Set down each line of the data below exactly as it stands, dropping the pictures.

### Information provided
══════════

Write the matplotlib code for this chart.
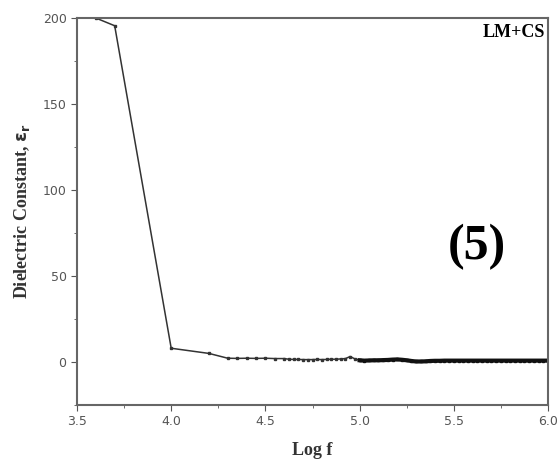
import matplotlib
matplotlib.use('Agg')
import matplotlib.pyplot as plt
from matplotlib.ticker import MultipleLocator

# Data
log_f = [3.60, 3.70, 4.00, 4.20, 4.30, 4.35, 4.40, 4.45, 4.50, 4.55, 4.60,
         4.625, 4.65, 4.675, 4.70, 4.725, 4.75, 4.775, 4.80, 4.825, 4.85,
         4.875, 4.90, 4.925, 4.95, 4.975, 5.00,
         5.025, 5.05, 5.075, 5.10, 5.125, 5.15, 5.175, 5.20, 5.225, 5.25,
         5.275, 5.30, 5.325, 5.35, 5.375, 5.40, 5.425, 5.45, 5.475, 5.50,
         5.525, 5.55, 5.575, 5.60, 5.625, 5.65, 5.675, 5.70, 5.725, 5.75,
         5.775, 5.80, 5.825, 5.85, 5.875, 5.90, 5.925, 5.95, 5.975, 6.00]
eps_r = [200.0, 195.5, 8.0, 5.0, 2.2, 2.1, 2.2, 2.1, 2.2, 2.0, 2.0,
         1.6, 1.5, 1.5, 1.4, 1.4, 1.4, 1.5, 1.4, 1.5, 1.6,
         1.6, 1.8, 2.0, 3.2, 1.8, 1.0,
         0.8, 0.9, 1.0, 1.0, 1.1, 1.2, 1.4, 1.5, 1.3, 1.0,
         0.6, 0.3, 0.3, 0.4, 0.6, 0.7, 0.7, 0.8, 0.8, 0.8,
         0.8, 0.8, 0.8, 0.8, 0.8, 0.8, 0.8, 0.8, 0.8, 0.8,
         0.8, 0.8, 0.8, 0.8, 0.8, 0.8, 0.8, 0.8, 0.8, 0.8]

fig = plt.figure(figsize=(5.6, 4.68), dpi=100)
ax = fig.add_axes([0.1375, 0.1346, 0.8411, 0.8269])

ax.plot(log_f[:27], eps_r[:27], color='#333333', lw=1.1,
        marker='s', markersize=2.0)
ax.plot(log_f[26:], eps_r[26:], color='#111111', lw=3.0,
        marker='s', markersize=2.0)

ax.set_xlim(3.5, 6.0)
ax.set_ylim(-25, 200)
ax.xaxis.set_major_locator(MultipleLocator(0.5))
ax.xaxis.set_minor_locator(MultipleLocator(0.25))
ax.yaxis.set_minor_locator(MultipleLocator(25))
ax.set_yticks([0, 50, 100, 150, 200])
ax.tick_params(which='both', direction='out', colors='#555555',
               labelcolor='#555555', labelsize=9)
ax.tick_params(which='major', length=4)
ax.tick_params(which='minor', length=2.5)
for sp in ax.spines.values():
    sp.set_color('#666666')
    sp.set_linewidth(1.5)

ax.set_xlabel('Log f', family='Liberation Serif', fontweight='bold',
              fontsize=13, color='#333333', labelpad=10)
ax.set_ylabel(r'Dielectric Constant, $\mathbf{\epsilon_r}$',
              family='Liberation Serif', fontweight='bold',
              fontsize=13, color='#333333', labelpad=8)

ax.text(0.993, 0.985, 'LM+CS', transform=ax.transAxes, ha='right', va='top',
        family='Liberation Serif', fontweight='bold', fontsize=13)
ax.text(0.849, 0.408, '(5)', transform=ax.transAxes, ha='center', va='center',
        family='Liberation Serif', fontweight='bold', fontsize=36)

fig.savefig('out.png', dpi=100)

══════════

### In response
Write the matplotlib code for this chart.
import matplotlib
matplotlib.use('Agg')
import matplotlib.pyplot as plt
from matplotlib.ticker import MultipleLocator

# Data
log_f = [3.60, 3.70, 4.00, 4.20, 4.30, 4.35, 4.40, 4.45, 4.50, 4.55, 4.60,
         4.625, 4.65, 4.675, 4.70, 4.725, 4.75, 4.775, 4.80, 4.825, 4.85,
         4.875, 4.90, 4.925, 4.95, 4.975, 5.00,
         5.025, 5.05, 5.075, 5.10, 5.125, 5.15, 5.175, 5.20, 5.225, 5.25,
         5.275, 5.30, 5.325, 5.35, 5.375, 5.40, 5.425, 5.45, 5.475, 5.50,
         5.525, 5.55, 5.575, 5.60, 5.625, 5.65, 5.675, 5.70, 5.725, 5.75,
         5.775, 5.80, 5.825, 5.85, 5.875, 5.90, 5.925, 5.95, 5.975, 6.00]
eps_r = [200.0, 195.5, 8.0, 5.0, 2.2, 2.1, 2.2, 2.1, 2.2, 2.0, 2.0,
         1.6, 1.5, 1.5, 1.4, 1.4, 1.4, 1.5, 1.4, 1.5, 1.6,
         1.6, 1.8, 2.0, 3.2, 1.8, 1.0,
         0.8, 0.9, 1.0, 1.0, 1.1, 1.2, 1.4, 1.5, 1.3, 1.0,
         0.6, 0.3, 0.3, 0.4, 0.6, 0.7, 0.7, 0.8, 0.8, 0.8,
         0.8, 0.8, 0.8, 0.8, 0.8, 0.8, 0.8, 0.8, 0.8, 0.8,
         0.8, 0.8, 0.8, 0.8, 0.8, 0.8, 0.8, 0.8, 0.8, 0.8]

fig = plt.figure(figsize=(5.6, 4.68), dpi=100)
ax = fig.add_axes([0.1375, 0.1346, 0.8411, 0.8269])

ax.plot(log_f[:27], eps_r[:27], color='#333333', lw=1.1,
        marker='s', markersize=2.0)
ax.plot(log_f[26:], eps_r[26:], color='#111111', lw=3.0,
        marker='s', markersize=2.0)

ax.set_xlim(3.5, 6.0)
ax.set_ylim(-25, 200)
ax.xaxis.set_major_locator(MultipleLocator(0.5))
ax.xaxis.set_minor_locator(MultipleLocator(0.25))
ax.yaxis.set_minor_locator(MultipleLocator(25))
ax.set_yticks([0, 50, 100, 150, 200])
ax.tick_params(which='both', direction='out', colors='#555555',
               labelcolor='#555555', labelsize=9)
ax.tick_params(which='major', length=4)
ax.tick_params(which='minor', length=2.5)
for sp in ax.spines.values():
    sp.set_color('#666666')
    sp.set_linewidth(1.5)

ax.set_xlabel('Log f', family='Liberation Serif', fontweight='bold',
              fontsize=13, color='#333333', labelpad=10)
ax.set_ylabel(r'Dielectric Constant, $\mathbf{\epsilon_r}$',
              family='Liberation Serif', fontweight='bold',
              fontsize=13, color='#333333', labelpad=8)

ax.text(0.993, 0.985, 'LM+CS', transform=ax.transAxes, ha='right', va='top',
        family='Liberation Serif', fontweight='bold', fontsize=13)
ax.text(0.849, 0.408, '(5)', transform=ax.transAxes, ha='center', va='center',
        family='Liberation Serif', fontweight='bold', fontsize=36)

fig.savefig('out.png', dpi=100)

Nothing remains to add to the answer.